Identifying and isolating problematic shareholders
The Karam Shaar study also highlighted controversial figures such as Nadia Yassin Salman, who holds shares in seven Syrian banks. Although not personally sanctioned, ownership reviews since June 2021 show Rami Makhlouf’s shares disappearing and Salman’s shares appearing in nearly identical proportions. She is also believed to have acquired the shares of Mohammed Hassan Abbas, a U.S.-sanctioned proxy of Makhlouf, in the transport-focused STC Company. These moves suggest efforts to shield Makhlouf’s assets or regime-managed transfers to a trusted figure.
Beyond specific names, shareholder registries in private banks remain dominated by sanctioned individuals, entities linked to them, or others exposed to risk due to family or business ties.
Feve argued that the private banking sector must first publicly acknowledge the problem, declare that such shareholders no longer play any role in the banks, and remove their decision-making or voting rights. He stressed the need for transparency in dealings with international financial institutions.
Legal tools
Restoring correspondent banking between Syrian private banks and international banks remains highly problematic, economists told Enab Baladi. Yet, dismantling these obstacles is possible through legal measures.
Dr. Abdul Moneim Halabi, an economist and former employee at Aleppo Central Bank, said effective remedies require legal action against problematic shareholders. If proven to have acquired wealth through financial crimes or crimes against humanity, their assets must be confiscated and transferred to the public treasury, either under direct government management or through public auctions.

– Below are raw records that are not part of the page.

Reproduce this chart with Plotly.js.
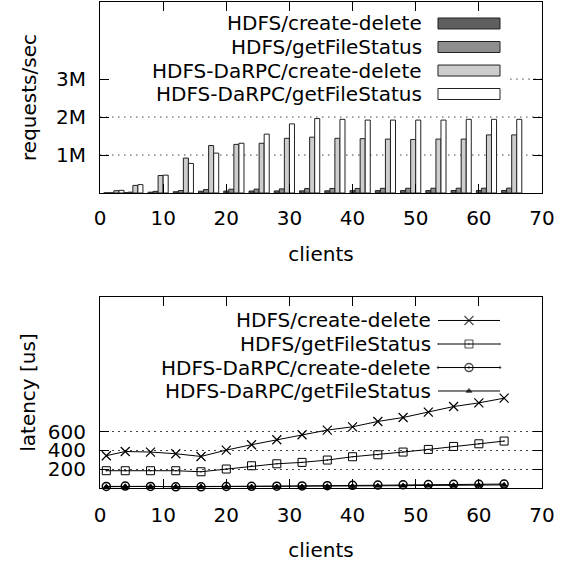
<!DOCTYPE html>
<html>
<head>
<meta charset="utf-8">
<script src="https://cdn.plot.ly/plotly-3.0.1.min.js"></script>
<style>html,body{margin:0;padding:0;background:#fff}#chart{width:569px;height:562px}</style>
</head>
<body>
<div id="chart"></div>
<script>
// ---- data ----
const clients = [1,4,8,12,16,20,24,28,32,36,40,44,48,52,56,60,64];
const seriesNames = ["HDFS/create-delete","HDFS/getFileStatus","HDFS-DaRPC/create-delete","HDFS-DaRPC/getFileStatus"];
// throughput, millions of requests/sec
const tputHdfsCreateDelete  = [0.003,0.010,0.021,0.033,0.047,0.050,0.052,0.054,0.056,0.058,0.061,0.062,0.064,0.064,0.065,0.066,0.067];
const tputHdfsGetFileStatus = [0.005,0.022,0.043,0.065,0.090,0.100,0.102,0.108,0.116,0.120,0.120,0.123,0.125,0.126,0.126,0.127,0.128];
const tputDarpcCreateDelete = [0.06,0.20,0.46,0.92,1.25,1.28,1.31,1.44,1.47,1.44,1.43,1.42,1.41,1.42,1.42,1.53,1.53];
const tputDarpcGetFileStatus= [0.07,0.22,0.47,0.78,1.05,1.31,1.55,1.82,1.96,1.94,1.92,1.92,1.92,1.92,1.94,1.94,1.94];
// latency, microseconds
const latHdfsCreateDelete  = [344,389,383,365,336,404,461,514,567,617,652,709,751,808,868,907,957];
const latHdfsGetFileStatus = [184,184,184,184,173,202,237,258,273,298,333,354,383,411,443,471,500];
const latDarpcCreateDelete = [17,20,17,13,13,16,18,19,22,25,28,31,34,37,39,39,42];
const latDarpcGetFileStatus= [14,18,17,15,15,15,15,15,16,19,21,23,25,27,29,31,33];
const xTicks = [0,10,20,30,40,50,60,70];
const tputTickVals = [1e6,2e6,3e6];
const tputTickText = ["1M","2M","3M"];
const latTickVals = [200,400,600];

// ---- styles ----
const FONT = "DejaVu Sans";
const GRID_DASH = "1.5px,4.5px";
const barFills = ["#5f5f5f","#8e8e8e","#cdcdcd","#ffffff"];
const barOffsets = [-0.4,0.4,1.2,2.0];
const lineSymbols = ["x-thin","square-open-dot","circle-open-dot","triangle-up"];
const lineSizes = [9,8,8,5];
const markerLineW = [1.2,1,1.5,1];
const tputSeries = [tputHdfsCreateDelete,tputHdfsGetFileStatus,tputDarpcCreateDelete,tputDarpcGetFileStatus];
const latSeries = [latHdfsCreateDelete,latHdfsGetFileStatus,latDarpcCreateDelete,latDarpcGetFileStatus];

const traces = [];
tputSeries.forEach((s,i)=>{
  traces.push({
    type:"bar", x:clients, y:s.map(v=>v*1e6), xaxis:"x", yaxis:"y",
    width:0.8, offset:barOffsets[i],
    marker:{color:barFills[i], line:{color:"#222", width:1}},
    showlegend:false, name:seriesNames[i]
  });
});
latSeries.forEach((s,i)=>{
  traces.push({
    type:"scatter", mode:"lines+markers", x:clients, y:s, xaxis:"x2", yaxis:"y2",
    line:{color:"#000", width:1},
    marker:{symbol:lineSymbols[i], size:lineSizes[i], color:"#000", line:{color:"#000", width:markerLineW[i]}},
    showlegend:false, name:seriesNames[i], cliponaxis:false
  });
});

// ---- keys (gnuplot style: text right-aligned, sample on the right) ----
const annotations = [];
const shapes = [];
// dotted grid of the top panel (the opaque key hides most of the 3M line)
tputTickVals.forEach((v,i)=>{
  shapes.push({type:"line", xref:"x domain", yref:"y", x0:(i===2?0.928:0), x1:1, y0:v, y1:v,
    line:{color:"#444", width:1, dash:GRID_DASH}, layer:"below"});
});
const topRows = [0.9558,0.9074,0.8590,0.8107];
const botRows = [0.3447,0.2963,0.2479,0.1996];
seriesNames.forEach((n,i)=>{
  annotations.push({xref:"paper", yref:"paper", x:0.733, y:topRows[i], xanchor:"right", yanchor:"middle",
    text:n, showarrow:false, font:{family:FONT, size:20, color:"#000"}});
  shapes.push({type:"rect", xref:"paper", yref:"paper", x0:0.7647, x1:0.905, y0:topRows[i]-0.0113, y1:topRows[i]+0.0113,
    fillcolor:barFills[i], line:{color:"#222", width:1}, layer:"above"});
  annotations.push({xref:"paper", yref:"paper", x:0.7534, y:botRows[i], xanchor:"right", yanchor:"middle",
    text:n, showarrow:false, font:{family:FONT, size:20, color:"#000"}});
  traces.push({
    type:"scatter", mode:"lines+markers", x:[0.7647,0.8348,0.905], y:[botRows[i],botRows[i],botRows[i]],
    xaxis:"x3", yaxis:"y3", cliponaxis:false, hoverinfo:"skip",
    line:{color:"#000", width:1},
    marker:{symbol:lineSymbols[i], size:[0,lineSizes[i],0], color:"#000", line:{color:"#000", width:markerLineW[i]}},
    showlegend:false
  });
});

const axBase = {
  showline:true, linecolor:"#000", linewidth:1, mirror:"ticks",
  ticks:"inside", ticklen:9, tickcolor:"#000", tickwidth:1,
  tickfont:{family:FONT, size:20, color:"#000"}, zeroline:false
};

const layout = {
  width:569, height:562,
  margin:{l:100, r:27, t:2, b:74},
  paper_bgcolor:"#fff", plot_bgcolor:"rgba(0,0,0,0)",
  font:{family:FONT, size:20, color:"#000"},
  barmode:"overlay", showlegend:false,
  xaxis:Object.assign({}, axBase, {domain:[0,1], anchor:"y", range:[0,70], tickvals:xTicks, showgrid:false,
    ticklabelstandoff:7, title:{text:"clients", font:{family:FONT,size:20}, standoff:18}}),
  yaxis:Object.assign({}, axBase, {domain:[0.607,1], anchor:"x", range:[0,5.03e6], showgrid:false,
    tickvals:tputTickVals, ticktext:tputTickText, ticklabelstandoff:9,
    title:{text:"requests/sec", font:{family:FONT,size:20}, standoff:14}}),
  xaxis2:Object.assign({}, axBase, {domain:[0,1], anchor:"y2", range:[0,70], tickvals:xTicks, showgrid:false,
    ticklabelstandoff:9, title:{text:"clients", font:{family:FONT,size:20}, standoff:20}}),
  yaxis2:Object.assign({}, axBase, {domain:[0,0.393], anchor:"x2", range:[0,2035],
    showgrid:true, gridcolor:"#444", griddash:GRID_DASH, gridwidth:1,
    tickvals:latTickVals, ticklabelstandoff:9,
    title:{text:"latency [us]", font:{family:FONT,size:20}, standoff:6}}),
  xaxis3:{domain:[0,1], anchor:"y3", range:[0,1], visible:false, fixedrange:true},
  yaxis3:{domain:[0,1], anchor:"x3", range:[0,1], visible:false, fixedrange:true},
  annotations:annotations, shapes:shapes
};

Plotly.newPlot("chart", traces, layout, {staticPlot:true, displayModeBar:false});
</script>
</body>
</html>
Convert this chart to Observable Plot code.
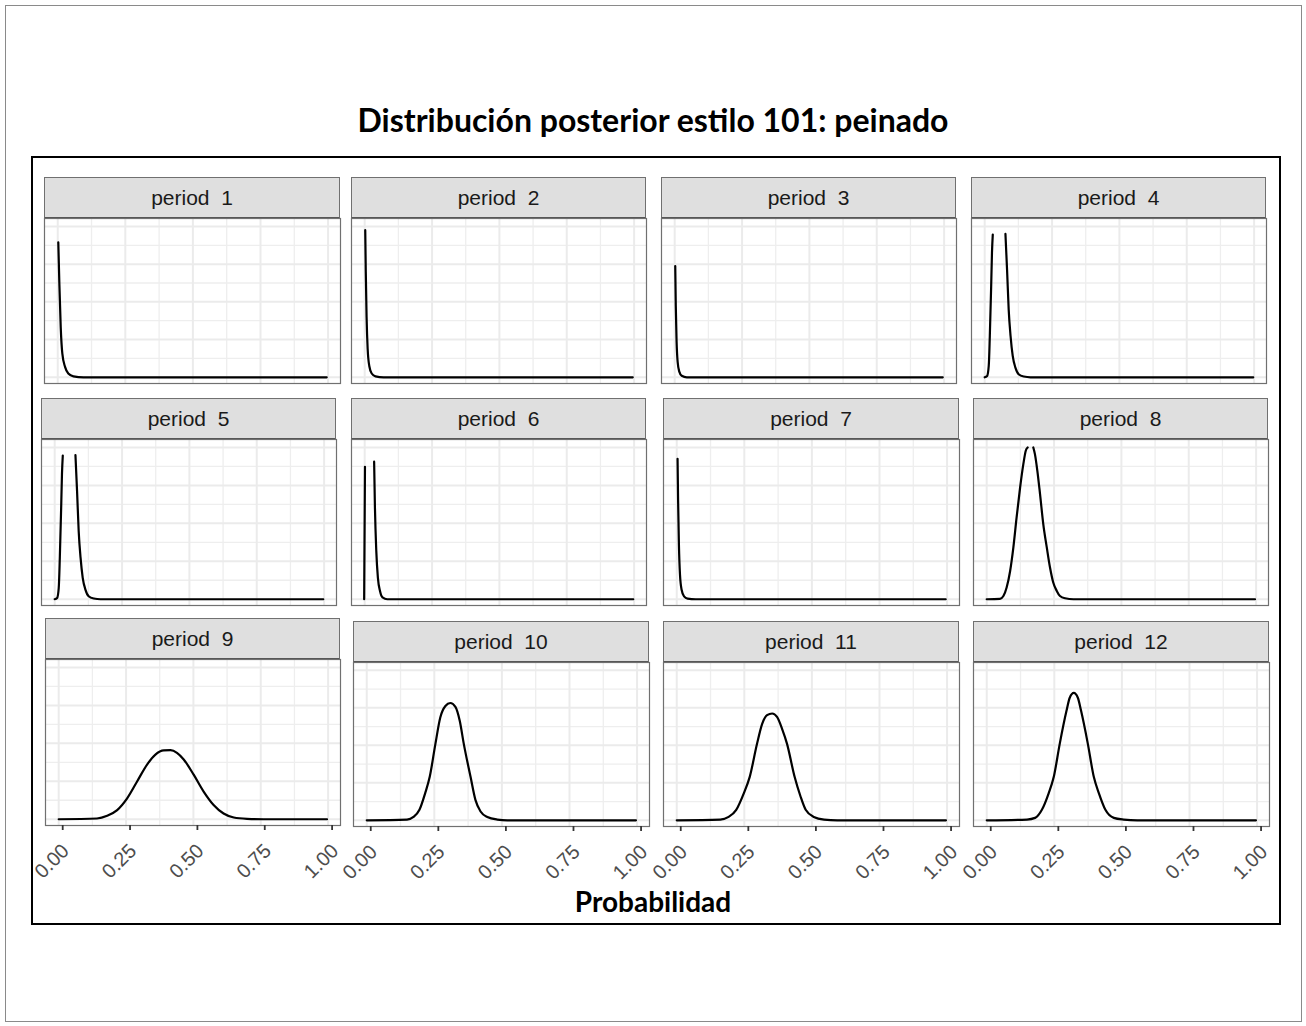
<!DOCTYPE html>
<html><head><meta charset="utf-8">
<script src="https://cdn.jsdelivr.net/npm/d3@7"></script>
<script src="https://cdn.jsdelivr.net/npm/@observablehq/plot@0.6"></script>
<style>
body{margin:0;background:#fff;width:1306px;height:1026px;position:relative;overflow:hidden;font-family:"Liberation Sans",Arial,sans-serif;}
.box{position:absolute;box-sizing:border-box;}
.strip{position:absolute;box-sizing:border-box;background:#DFDFDF;border:1px solid #707070;border-bottom:2px solid #555;text-align:center;font-size:21px;color:#1A1A1A;white-space:pre;}
.plotarea{position:absolute;}
.title{position:absolute;left:0;width:1306px;text-align:center;font-family:Lato,"Open Sans",sans-serif;font-weight:bold;color:#000;}
</style></head><body>
<script>
// ---- data ----
const periods = ["period  1","period  2","period  3","period  4","period  5","period  6",
                 "period  7","period  8","period  9","period  10","period  11","period  12"];
// posterior density curves: [probability, density (grid units)]; NaN = clipped peak
const curve1 = [[0.002,7.16],[0.006,4.96],[0.011,2.66],[0.017,1.25],[0.027,0.55],[0.039,0.2],[0.058,0.05],[0.095,0],[0.995,0]];
const curve2 = [[0.002,7.8],[0.004,5.6],[0.007,3.2],[0.011,1.5],[0.017,0.6],[0.026,0.2],[0.04,0.05],[0.07,0],[0.995,0]];
const curve3 = [[0.002,5.9],[0.004,3.8],[0.007,1.9],[0.011,0.8],[0.017,0.3],[0.026,0.08],[0.045,0],[0.995,0]];
const curve4 = [[0,0],[0.009,0.07],[0.015,0.6],[0.019,2.19],[0.024,4.83],[0.027,6.6],[0.030,7.57],[0.05,NaN],[0.077,7.6],[0.083,5.7],[0.089,3.6],[0.096,2.19],[0.104,1.13],[0.114,0.51],[0.126,0.16],[0.145,0.04],[0.17,0],[0.997,0]];
const curve5 = [[0,0],[0.009,0.07],[0.015,0.6],[0.019,2.19],[0.024,4.83],[0.027,6.6],[0.030,7.57],[0.05,NaN],[0.077,7.6],[0.083,5.7],[0.089,3.6],[0.096,2.19],[0.104,1.13],[0.114,0.51],[0.126,0.16],[0.145,0.04],[0.17,0],[0.997,0]];
const curve6 = [[-0.002,0],[0.001,6.98],[0.02,NaN],[0.035,7.25],[0.038,4.84],[0.043,2.55],[0.049,1.13],[0.057,0.42],[0.066,0.1],[0.084,0],[0.997,0]];
const curve7 = [[0.003,7.4],[0.005,5.2],[0.008,2.9],[0.012,1.3],[0.018,0.5],[0.027,0.15],[0.04,0.03],[0.07,0],[0.995,0]];
const curve8 = [[0,0],[0.049,0.02],[0.062,0.17],[0.074,0.62],[0.087,1.49],[0.099,2.73],[0.111,4.31],[0.124,5.89],[0.136,7.12],[0.145,7.83],[0.152,8.0],[0.162,NaN],[0.173,8.0],[0.179,7.65],[0.188,6.77],[0.198,5.54],[0.210,3.96],[0.223,2.73],[0.235,1.67],[0.247,0.88],[0.260,0.44],[0.272,0.17],[0.291,0.05],[0.322,0],[0.996,0]];
const curve9 = [[0,0],[0.142,0.04],[0.180,0.18],[0.217,0.48],[0.254,1.10],[0.291,1.99],[0.328,2.88],[0.359,3.41],[0.390,3.63],[0.415,3.64],[0.439,3.50],[0.464,3.15],[0.501,2.35],[0.538,1.46],[0.575,0.75],[0.612,0.30],[0.650,0.09],[0.699,0.02],[0.761,0],[0.996,0]];
const curve10 = [[0,0],[0.149,0.04],[0.173,0.18],[0.195,0.56],[0.216,1.44],[0.233,2.32],[0.254,4.08],[0.272,5.49],[0.291,6.10],[0.309,6.26],[0.328,6.05],[0.344,5.31],[0.359,4.08],[0.384,2.32],[0.402,1.09],[0.421,0.47],[0.446,0.18],[0.483,0.04],[0.52,0],[0.996,0]];
const curve11 = [[0,0],[0.161,0.04],[0.192,0.18],[0.220,0.56],[0.248,1.44],[0.270,2.32],[0.297,4.08],[0.316,5.14],[0.334,5.61],[0.353,5.70],[0.371,5.52],[0.390,4.87],[0.408,4.08],[0.436,2.32],[0.458,1.27],[0.477,0.56],[0.507,0.18],[0.545,0.04],[0.594,0],[0.996,0]];
const curve12 = [[0,0],[0.149,0.04],[0.179,0.13],[0.204,0.56],[0.229,1.44],[0.248,2.32],[0.270,4.08],[0.295,5.84],[0.307,6.54],[0.322,6.80],[0.337,6.54],[0.349,5.84],[0.374,4.08],[0.396,2.32],[0.415,1.44],[0.439,0.56],[0.470,0.13],[0.507,0.04],[0.557,0],[0.996,0]];
const curves = [curve1,curve2,curve3,curve4,curve5,curve6,curve7,curve8,curve9,curve10,curve11,curve12];

const tickVals = [0, 0.25, 0.5, 0.75, 1];
const tickLabels = ["0.00","0.25","0.50","0.75","1.00"];
const xMinor = [0.125, 0.375, 0.625, 0.875];
const yMajor = [0, 2, 4, 6, 8];
const yMinor = [1, 3, 5, 7];

const titleText = "Distribución posterior estilo 101: peinado";
const xLabel = "Probabilidad";

// ---- layout (panel placement, px) ----
const layout = [
  {left:44, top:177, w:296, plotTop:218, plotH:165},
  {left:351, top:177, w:295, plotTop:218, plotH:165},
  {left:661, top:177, w:295, plotTop:218, plotH:165},
  {left:971, top:177, w:295, plotTop:218, plotH:165},
  {left:41, top:398, w:295, plotTop:439, plotH:166},
  {left:351, top:398, w:295, plotTop:439, plotH:166},
  {left:663, top:398, w:296, plotTop:439, plotH:166},
  {left:973, top:398, w:295, plotTop:439, plotH:166},
  {left:45, top:618, w:295, plotTop:659, plotH:166, axis:true},
  {left:353, top:621, w:296, plotTop:662, plotH:164, axis:true},
  {left:663, top:621, w:296, plotTop:662, plotH:164, axis:true},
  {left:973, top:621, w:296, plotTop:662, plotH:164, axis:true}
];

function el(cls, css, text) {
  const d = document.createElement("div");
  d.className = cls;
  Object.assign(d.style, css);
  if (text != null) d.textContent = text;
  document.body.appendChild(d);
  return d;
}

// outer frames
el("box", {left:"5px", top:"5px", width:"1297px", height:"1017px", border:"1px solid #8a8a8a"});
el("box", {left:"31px", top:"156px", width:"1250px", height:"769px", border:"2.5px solid #000"});
el("title", {top:"98px", fontSize:"32px", lineHeight:"44px"}, titleText);
el("title", {top:"883px", fontSize:"28px", lineHeight:"36px"}, xLabel);

layout.forEach((L, i) => {
  const sh = L.plotTop - L.top + 1;
  el("strip", {left:L.left+"px", top:L.top+"px", width:L.w+"px", height:sh+"px", lineHeight:(sh-3)+"px"}, periods[i]);
  const holder = el("plotarea", {left:L.left+"px", top:L.plotTop+"px", width:L.w+"px", height:L.plotH+"px"});
  const mb = L.axis ? 60 : 0;
  const marks = [
    Plot.ruleX(xMinor, {stroke:"#EEEEEE", strokeWidth:1.3}),
    Plot.ruleY(yMinor, {stroke:"#EEEEEE", strokeWidth:1.3}),
    Plot.ruleX(tickVals, {stroke:"#EBEBEB", strokeWidth:2}),
    Plot.ruleY(yMajor, {stroke:"#EBEBEB", strokeWidth:2}),
    Plot.line(curves[i], {x:d=>d[0], y:d=>d[1], curve:"monotone-x", stroke:"#000", strokeWidth:2.2, clip:true}),
    Plot.frame({stroke:"#707070", strokeWidth:1.2})
  ];
  if (L.axis) {
    // tick marks
    marks.push(Plot.axisX(tickVals, {
      tickFormat: () => "", tickSize: 5, tickPadding: 0,
      color: "#333", strokeWidth: 1.8, dx: 4, label: null
    }));
    // tick labels
    marks.push(Plot.axisX(tickVals, {
      tickFormat: d => tickLabels[tickVals.indexOf(d)],
      tickRotate: -45, tickSize: 0, tickPadding: 0, fontSize: 20,
      color: "#4D4D4D", dx: 7, dy: 22, label: null
    }));
  }
  const chart = Plot.plot({
    width: L.w, height: L.plotH + mb,
    marginTop: 0, marginLeft: 0, marginRight: 0, marginBottom: mb,
    x: {domain: [-0.049, 1.046], axis: null},
    y: {domain: [-0.33, 8.42], axis: null},
    style: {overflow: "visible", background: "transparent", fontFamily: "'Liberation Sans', Arial, sans-serif"},
    marks
  });
  holder.appendChild(chart);
});
</script>
</body></html>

Halabi added that the transitional government and the Central Bank of Syria must respect judicial independence, granting courts full authority to determine the fate of these assets in line with the rule of law and transitional justice requirements. Citizens and civil society organizations should also be empowered to initiate legal proceedings.
Feve noted that presidential or central bank decrees publicly announcing asset freezes are essential. The Central Bank must review current boards of directors and shareholder structures, dissolving any boards tainted by sanctions.
Dr. Abdul Hakim al-Masri, economist and former Minister of Finance and Economy in the “Syrian Interim Government,” agreed that freezing such assets would significantly enhance banking credibility and help bypass sanctions—whether through legislation, decrees, or judicial rulings.
Need for international initiative
Experts argue that Syrian banks must resume communication with international counterparts. However, Feve explained that European banks are uninterested in the Syrian market’s complexities, often not even responding to outreach.
He suggested that international banks should take the first step, with European governments providing guarantees that re-engaging with Syrian banks would not breach sanctions. Such assurances could pave the way for renewed investment, since one of Syria’s main obstacles is the absence of correspondent banking relationships.
For their part, Syrian banks must adhere to Basel banking regulations by publishing transparency reports, submitting clear data to the SWIFT system, and disclosing shareholder structures. According to al-Masri, they can also invite Basel and SWIFT auditors to review their operations and financial records, thereby bolstering credibility with international oversight.
Consequences of isolation
Sanctions have severely undermined Syria’s economic development, freezing assets, blocking financial and trade transactions, and stifling investment and production across multiple sectors.
Al-Masri explained that the absence of international banking ties undermines Syria’s economic output, fuels the black market, complicates money transfers, particularly large transactions, and raises remittance costs when conducted outside SWIFT channels. Investors are discouraged from channeling significant sums through unofficial routes, stifling investment, development, and foreign trade.
Feve concluded that banking isolation obstructs economic recovery, making it nearly impossible to finance projects, reconstruction, or capital inflows without correspondent banking. Without reform, Syria’s economy will remain hostage to the informal sector, which has already reached its limits in recent years.